What could be more bookish than compiling a stack of Penelopes?

§ Compline. I have never set foot in a megachurch; come to think of it, I’ve never knowingly seen one. There was a big Baptist church in Houston that I drove by all the time, but I could never distinguish it from the office buildings in the vicinity — so I was ready for Mr Clarke’s unsentimental journey. It is hard to tell which institution rests on more social half-truths, the megachurch or the office park.

THE MIDCENTURY EMBRACE of car-friendly, arcadian settings for work and worship drew on a sense of the uprightness of the rural that had been cultivated by prominent Americans from Thomas Jefferson to William Jennings Bryan. Even after Schuller’s congregation moved into a new building on the same site in 1961, it maintained its connection to the drive-in church: Richard Neutra, its architect, made the signature feature a floor-to-ceiling glass wall with panels that slid open during services, merging the sanctuary with the parking lot outside, giving worshipers in cars and pews an equal view of the pulpit.

A similar aesthetic emerged in office design. The Connecticut General Life Insurance Company, wishing to move away from downtown Hartford in order to expand its headquarters, hired Skidmore, Owings & Merrill to design a new structure in the idyllic suburb of Bloomfield.
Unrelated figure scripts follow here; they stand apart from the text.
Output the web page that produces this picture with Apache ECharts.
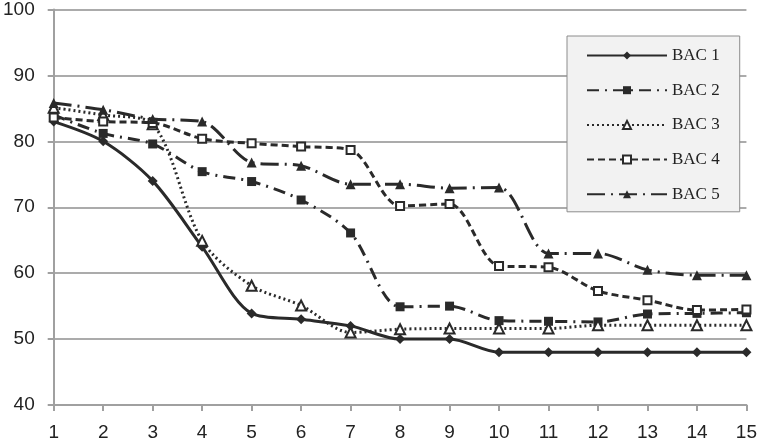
<!DOCTYPE html>
<html><head><meta charset="utf-8">
<script src="https://cdn.jsdelivr.net/npm/echarts@6/dist/echarts.min.js"></script>
<style>html,body{margin:0;padding:0;background:#fff}#c{width:760px;height:442px}</style>
</head><body><div id="c"></div>
<script>
var categories = ['1','2','3','4','5','6','7','8','9','10','11','12','13','14','15'];
var bac1 = [83.0, 80.0, 74.0, 64.0, 53.9, 53.0, 52.0, 50.0, 50.0, 48.0, 48.0, 48.0, 48.0, 48.0, 48.0];
var bac2 = [84.0, 81.2, 79.6, 75.4, 73.9, 71.1, 66.1, 54.9, 55.0, 52.8, 52.7, 52.6, 53.8, 53.9, 54.0];
var bac3 = [85.1, 84.0, 82.6, 64.9, 58.1, 55.1, 51.0, 51.5, 51.6, 51.6, 51.6, 52.1, 52.1, 52.1, 52.1];
var bac4 = [83.6, 83.0, 82.8, 80.4, 79.7, 79.2, 78.7, 70.2, 70.5, 61.1, 60.9, 57.3, 55.9, 54.4, 54.5];
var bac5 = [85.8, 84.8, 83.4, 83.0, 76.8, 76.3, 73.5, 73.5, 72.9, 73.0, 63.0, 63.0, 60.5, 59.7, 59.7];
var seriesNames = ['BAC 1','BAC 2','BAC 3','BAC 4','BAC 5'];
var yTicks = [40, 50, 60, 70, 80, 90, 100];

var ink = '#2a2a2a';
function mk(name, data, dash, symbol, size, hollow) {
  return {
    name: name, type: 'line', data: data, smooth: 0.3,
    symbol: symbol, symbolSize: size,
    lineStyle: {color: ink, width: 3, type: dash},
    itemStyle: hollow ? {color: '#fff', borderColor: ink, borderWidth: 2} : {color: ink, borderColor: ink, borderWidth: 0},
    emphasis: {disabled: true}
  };
}
var chart = echarts.init(document.getElementById('c'), null, {renderer: 'canvas'});
chart.setOption({
  animation: false,
  backgroundColor: '#fff',
  grid: {left: 53, right: 10, top: 6, bottom: 36, containLabel: false},
  legend: {
    orient: 'vertical', left: 567, top: 36,
    backgroundColor: '#f2f2f2', borderColor: '#8c8c8c', borderWidth: 1,
    padding: [11, 20, 9, 19], itemGap: 17.7, itemWidth: 80, itemHeight: 10,
    textStyle: {fontFamily: 'Liberation Serif', fontSize: 17, color: '#222'},
    data: seriesNames
  },
  xAxis: {
    type: 'category', data: categories, boundaryGap: false,
    axisLine: {lineStyle: {color: '#a0a0a0', width: 2}},
    axisTick: {show: true, alignWithLabel: true, length: 6, lineStyle: {color: '#a0a0a0', width: 2}},
    axisLabel: {fontFamily: 'Liberation Sans', fontSize: 19, color: '#222', margin: 18}
  },
  yAxis: {
    type: 'value', min: yTicks[0], max: yTicks[yTicks.length-1], interval: 10,
    axisLine: {show: true, lineStyle: {color: '#a0a0a0', width: 2}},
    axisTick: {show: true, length: 6, lineStyle: {color: '#a0a0a0', width: 2}},
    splitLine: {lineStyle: {color: '#ababab', width: 2}},
    axisLabel: {fontFamily: 'Liberation Sans', fontSize: 19, color: '#222', margin: 19}
  },
  series: [
    mk(seriesNames[0], bac1, 'solid', 'diamond', 10, false),
    mk(seriesNames[1], bac2, [12, 6, 2, 6], 'rect', 9, false),
    mk(seriesNames[2], bac3, [2, 3], 'triangle', 10, true),
    mk(seriesNames[3], bac4, [7, 4], 'rect', 8, true),
    mk(seriesNames[4], bac5, [18, 6, 2, 6], 'triangle', 10, false)
  ]
});
</script></body></html>
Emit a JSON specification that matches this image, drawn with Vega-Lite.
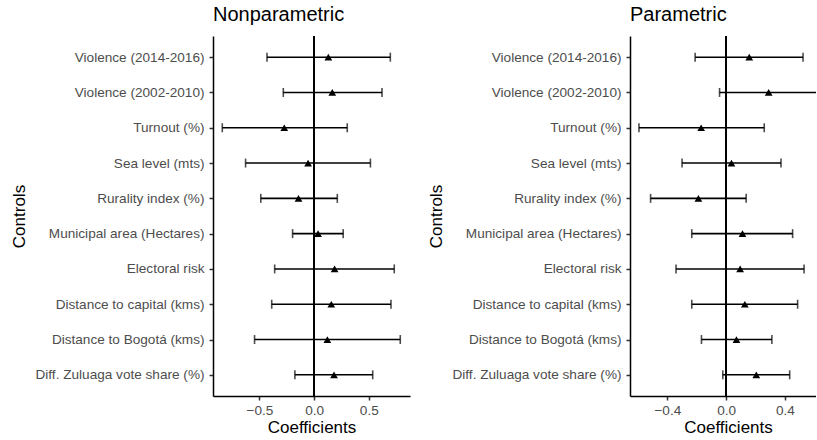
{
  "$schema": "https://vega.github.io/schema/vega-lite/v6.json",
  "padding": {"left": 10, "top": 5, "right": 0, "bottom": 0},
  "spacing": 17,
  "config": {
    "font": "Liberation Sans",
    "view": {"stroke": null},
    "axis": {
      "grid": false,
      "domainColor": "black",
      "domainWidth": 1.5,
      "tickColor": "#333333",
      "tickWidth": 1.5,
      "tickSize": 4,
      "labelColor": "#4d4d4d",
      "labelFontSize": 13.6,
      "labelFont": "Liberation Sans",
      "titleFont": "Liberation Sans",
      "titleFontSize": 17,
      "titleFontWeight": "normal",
      "titleColor": "black"
    },
    "title": {"font": "Liberation Sans", "fontSize": 20, "fontWeight": "normal", "anchor": "start", "frame": "group", "color": "black", "offset": 10}
  },
  "datasets": {
    "coefs": [
      {"model": "Nonparametric", "control": "Violence (2014-2016)", "est": 0.130, "lo": -0.431, "hi": 0.697},
      {"model": "Nonparametric", "control": "Violence (2002-2010)", "est": 0.166, "lo": -0.282, "hi": 0.621},
      {"model": "Nonparametric", "control": "Turnout (%)", "est": -0.273, "lo": -0.840, "hi": 0.303},
      {"model": "Nonparametric", "control": "Sea level (mts)", "est": -0.055, "lo": -0.627, "hi": 0.515},
      {"model": "Nonparametric", "control": "Rurality index (%)", "est": -0.143, "lo": -0.488, "hi": 0.212},
      {"model": "Nonparametric", "control": "Municipal area (Hectares)", "est": 0.036, "lo": -0.197, "hi": 0.266},
      {"model": "Nonparametric", "control": "Electoral risk", "est": 0.187, "lo": -0.361, "hi": 0.733},
      {"model": "Nonparametric", "control": "Distance to capital (kms)", "est": 0.157, "lo": -0.388, "hi": 0.703},
      {"model": "Nonparametric", "control": "Distance to Bogotá (kms)", "est": 0.121, "lo": -0.545, "hi": 0.788},
      {"model": "Nonparametric", "control": "Diff. Zuluaga vote share (%)", "est": 0.182, "lo": -0.176, "hi": 0.536},
      {"model": "Parametric", "control": "Violence (2014-2016)", "est": 0.157, "lo": -0.211, "hi": 0.523},
      {"model": "Parametric", "control": "Violence (2002-2010)", "est": 0.289, "lo": -0.045, "hi": 0.627},
      {"model": "Parametric", "control": "Turnout (%)", "est": -0.170, "lo": -0.593, "hi": 0.259},
      {"model": "Parametric", "control": "Sea level (mts)", "est": 0.036, "lo": -0.300, "hi": 0.373},
      {"model": "Parametric", "control": "Rurality index (%)", "est": -0.189, "lo": -0.514, "hi": 0.136},
      {"model": "Parametric", "control": "Municipal area (Hectares)", "est": 0.111, "lo": -0.234, "hi": 0.452},
      {"model": "Parametric", "control": "Electoral risk", "est": 0.095, "lo": -0.341, "hi": 0.530},
      {"model": "Parametric", "control": "Distance to capital (kms)", "est": 0.127, "lo": -0.234, "hi": 0.486},
      {"model": "Parametric", "control": "Distance to Bogotá (kms)", "est": 0.070, "lo": -0.168, "hi": 0.311},
      {"model": "Parametric", "control": "Diff. Zuluaga vote share (%)", "est": 0.205, "lo": -0.023, "hi": 0.432}
    ]
  },
  "hconcat": [
    {
      "title": "Nonparametric",
      "width": 197,
      "height": 360,
      "data": {"name": "coefs"},
      "transform": [{"filter": "datum.model === 'Nonparametric'"}],
      "encoding": {
        "y": {
          "field": "control", "type": "nominal", "title": "Controls",
          "sort": ["Violence (2014-2016)", "Violence (2002-2010)", "Turnout (%)", "Sea level (mts)", "Rurality index (%)", "Municipal area (Hectares)", "Electoral risk", "Distance to capital (kms)", "Distance to Bogotá (kms)", "Diff. Zuluaga vote share (%)"],
          "scale": {"type": "point", "padding": 0.6},
          "axis": {"labelPadding": 5, "titlePadding": 7}
        }
      },
      "layer": [
        {
          "mark": {"type": "rule", "color": "black", "strokeWidth": 1.6},
          "encoding": {"x": {"datum": 0, "type": "quantitative"}, "y": null}
        },
        {
          "mark": {"type": "rule", "color": "black", "strokeWidth": 1.6},
          "encoding": {
            "x": {"field": "lo", "type": "quantitative", "title": "Coefficients",
              "scale": {"domain": [-0.925, 0.877], "nice": false, "zero": false},
              "axis": {"values": [-0.5, 0, 0.5], "format": ".1f", "labelPadding": 3, "titlePadding": 3}},
            "x2": {"field": "hi"}
          }
        },
        {
          "mark": {"type": "tick", "orient": "vertical", "color": "black", "size": 9, "thickness": 1.6},
          "encoding": {"x": {"field": "lo", "type": "quantitative"}}
        },
        {
          "mark": {"type": "tick", "orient": "vertical", "color": "black", "size": 9, "thickness": 1.6},
          "encoding": {"x": {"field": "hi", "type": "quantitative"}}
        },
        {
          "mark": {"type": "point", "shape": "triangle-up", "filled": true, "color": "black", "opacity": 1, "size": 60},
          "encoding": {"x": {"field": "est", "type": "quantitative"}}
        }
      ]
    },
    {
      "title": "Parametric",
      "width": 186,
      "height": 360,
      "data": {"name": "coefs"},
      "transform": [{"filter": "datum.model === 'Parametric'"}],
      "encoding": {
        "y": {
          "field": "control", "type": "nominal", "title": "Controls",
          "sort": ["Violence (2014-2016)", "Violence (2002-2010)", "Turnout (%)", "Sea level (mts)", "Rurality index (%)", "Municipal area (Hectares)", "Electoral risk", "Distance to capital (kms)", "Distance to Bogotá (kms)", "Diff. Zuluaga vote share (%)"],
          "scale": {"type": "point", "padding": 0.6},
          "axis": {"labelPadding": 5, "titlePadding": 7}
        }
      },
      "layer": [
        {
          "mark": {"type": "rule", "color": "black", "strokeWidth": 1.6},
          "encoding": {"x": {"datum": 0, "type": "quantitative"}, "y": null}
        },
        {
          "mark": {"type": "rule", "color": "black", "strokeWidth": 1.6, "clip": true},
          "encoding": {
            "x": {"field": "lo", "type": "quantitative", "title": "Coefficients",
              "scale": {"domain": [-0.654, 0.611], "nice": false, "zero": false},
              "axis": {"values": [-0.4, 0, 0.4], "format": ".1f", "labelPadding": 3, "titlePadding": 3, "titleX": 98}},
            "x2": {"field": "hi"}
          }
        },
        {
          "mark": {"type": "tick", "orient": "vertical", "color": "black", "size": 9, "thickness": 1.6, "clip": true},
          "encoding": {"x": {"field": "lo", "type": "quantitative"}}
        },
        {
          "mark": {"type": "tick", "orient": "vertical", "color": "black", "size": 9, "thickness": 1.6, "clip": true},
          "encoding": {"x": {"field": "hi", "type": "quantitative"}}
        },
        {
          "mark": {"type": "point", "shape": "triangle-up", "filled": true, "color": "black", "opacity": 1, "size": 60, "clip": true},
          "encoding": {"x": {"field": "est", "type": "quantitative"}}
        }
      ]
    }
  ]
}
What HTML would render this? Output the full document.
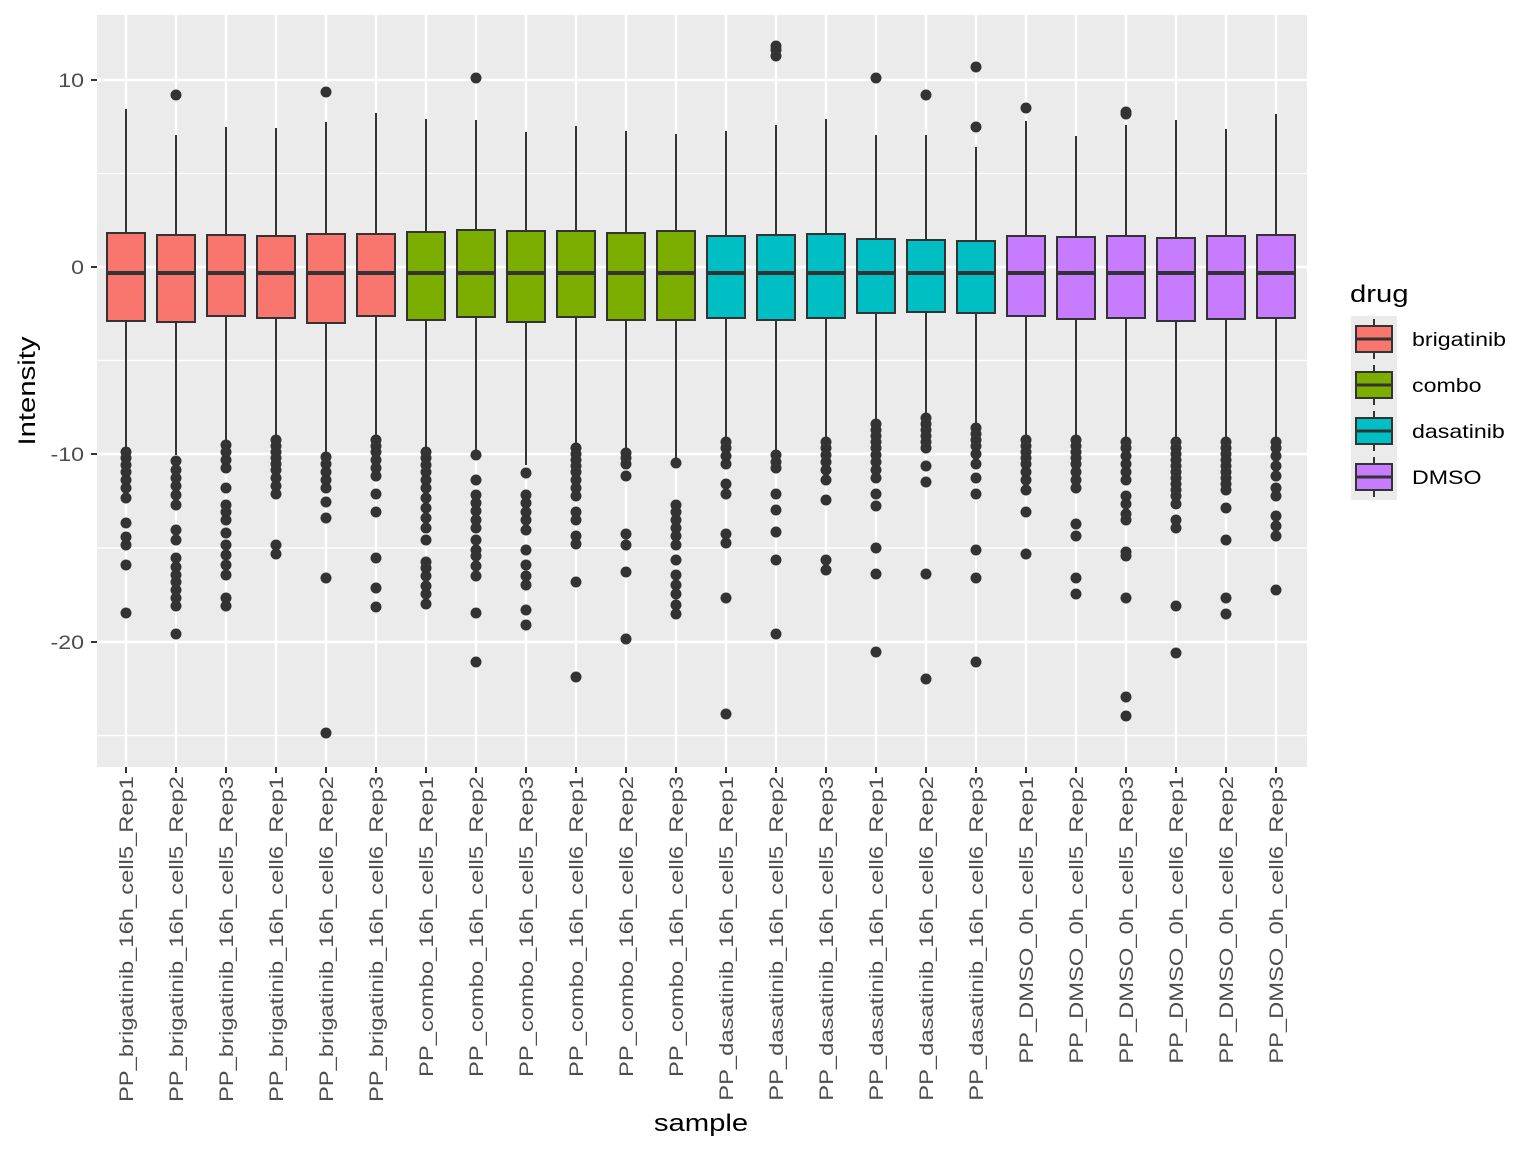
<!DOCTYPE html>
<html><head><meta charset="utf-8"><style>body{margin:0;background:#fff}svg{display:block}</style></head>
<body>
<svg id="s" width="1536" height="1152" xmlns="http://www.w3.org/2000/svg" font-family="Liberation Sans, sans-serif"></svg>
<script>
const D=[
[109,233,321,450,[],[452,458,465,472,480,488,498,523,537,545,565,613]],
[135,235,322,455,[95],[461,470,478,486,495,505,530,540,558,567,575,582,590,598,606,634]],
[127,235,316,440,[],[445,452,460,468,488,505,512,520,533,545,555,565,575,598,606]],
[128,236,318,437,[],[440,446,452,458,464,470,478,486,494,545,554]],
[122,234,323,455,[92],[457,464,472,480,488,502,518,578,733]],
[113,234,316,437,[],[440,446,452,460,468,476,494,512,558,588,607]],
[119,232,320,448,[],[452,458,465,472,480,488,498,508,518,528,540,562,568,576,586,594,604]],
[120,230,317,452,[78],[455,480,495,503,511,520,528,540,550,556,566,576,613,662]],
[132,231,322,465,[],[473,495,503,512,520,530,550,565,576,585,610,625]],
[126,231,317,445,[],[448,454,460,466,472,480,488,496,512,520,536,544,582,677]],
[131,233,320,450,[],[453,458,464,476,534,545,572,639]],
[134,231,320,463,[],[463,505,512,520,528,536,545,560,575,585,594,605,614]],
[131,236,318,440,[],[442,448,456,464,484,494,534,543,598,714]],
[125,235,320,450,[46,50,56],[455,462,468,494,510,532,560,634]],
[119,234,318,440,[],[442,448,455,462,470,480,500,560,570]],
[135,239,313,422,[78],[424,430,436,442,448,455,462,470,478,494,506,548,574,652]],
[135,240,312,415,[95],[418,424,430,436,442,448,466,482,574,679]],
[147,241,313,425,[67,127],[428,434,440,446,454,464,478,494,550,578,662]],
[121,236,316,437,[108],[440,446,452,458,464,472,480,490,512,554]],
[136,237,319,437,[],[440,446,452,458,464,472,480,488,524,536,578,594]],
[125,236,318,440,[112,114],[442,448,456,464,472,480,496,504,514,520,552,556,598,697,716]],
[120,238,321,440,[],[442,448,454,460,466,472,478,484,490,496,504,520,528,606,653]],
[129,236,319,440,[],[442,448,454,460,466,472,478,484,490,508,540,598,614]],
[114,235,318,440,[],[442,448,456,466,476,488,496,516,526,536,590]]];
const cols=['#F8766D','#7CAE00','#00BFC4','#C77CFF'];
const names=['brigatinib','combo','dasatinib','DMSO'];
const labs=[];
['brigatinib','combo','dasatinib'].forEach(d=>['cell5','cell6'].forEach(c=>[1,2,3].forEach(r=>labs.push(`PP_${d}_16h_${c}_Rep${r}`))));
['cell5','cell6'].forEach(c=>[1,2,3].forEach(r=>labs.push(`PP_DMSO_0h_${c}_Rep${r}`)));
const S=1.22;
let h='<rect x="97" y="15" width="1210" height="752" fill="#EBEBEB"/>';
[173.5,360.5,548,735.5].forEach(y=>h+=`<line x1="97" x2="1307" y1="${y}" y2="${y}" stroke="#fff" stroke-width="1.2"/>`);
[80,267,454,642].forEach(y=>h+=`<line x1="97" x2="1307" y1="${y}" y2="${y}" stroke="#fff" stroke-width="2.4"/>`);
for(let i=0;i<24;i++){const x=126+50*i;h+=`<line x1="${x}" x2="${x}" y1="15" y2="767" stroke="#fff" stroke-width="2.4"/>`;}
D.forEach((d,i)=>{const x=126+50*i,c=cols[Math.floor(i/6)];
h+=`<line x1="${x}" x2="${x}" y1="${d[0]}" y2="${d[3]}" stroke="#333" stroke-width="2"/>`;
h+=`<rect x="${x-19}" y="${d[1]}" width="38" height="${d[2]-d[1]}" fill="${c}" stroke="#333" stroke-width="2"/>`;
h+=`<line x1="${x-19}" x2="${x+19}" y1="273" y2="273" stroke="#333" stroke-width="4"/>`;
d[4].concat(d[5]).forEach(y=>h+=`<circle cx="${x}" cy="${y}" r="5.5" fill="#333"/>`);
h+=`<line x1="${x}" x2="${x}" y1="767" y2="773" stroke="#333" stroke-width="2"/>`;
h+=`<text transform="translate(${x+7},776) rotate(-90) scale(1.25,1)" text-anchor="end" font-size="19" fill="#4D4D4D">${labs[i]}</text>`;});
[[80,'10'],[267,'0'],[454,'-10'],[642,'-20']].forEach(([y,t])=>{h+=`<line x1="91" x2="97" y1="${y}" y2="${y}" stroke="#333" stroke-width="2"/><text transform="translate(84,${y+7}) scale(${S},1)" text-anchor="end" font-size="19" fill="#4D4D4D">${t}</text>`;});
h+=`<text transform="translate(701,1131) scale(${S},1)" text-anchor="middle" font-size="24">sample</text>`;
h+=`<text transform="translate(35,391) rotate(-90) scale(${S},1)" text-anchor="middle" font-size="24">Intensity</text>`;
h+=`<text transform="translate(1350,302) scale(${S},1)" font-size="24">drug</text>`;
names.forEach((n,i)=>{const y=316+46*i;
h+=`<rect x="1351" y="${y}" width="46" height="46" fill="#EBEBEB"/>`;
h+=`<line x1="1374" x2="1374" y1="${y+3}" y2="${y+43}" stroke="#333" stroke-width="2"/>`;
h+=`<rect x="1356" y="${y+10}" width="36" height="26" fill="${cols[i]}" stroke="#333" stroke-width="2"/>`;
h+=`<line x1="1356" x2="1392" y1="${y+23}" y2="${y+23}" stroke="#333" stroke-width="3"/>`;
h+=`<text transform="translate(1412,${y+30}) scale(${S},1)" font-size="19">${n}</text>`;});
document.getElementById('s').innerHTML=h;
</script>
</body></html>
The result was a low, crystalline block set on two hundred acres of farmland. “The magnificent mechanical efficiency and smooth flow of this building is economically important,” said one speaker at the building’s 1957 dedication, “but the lake, the swans in the lake, the green grass, the trees, and just plain space, lift the souls of the people who work here and the company for which they work. Compare it with the steel and concrete, the grim, impersonal jam which represents the city. Which is closer to God?”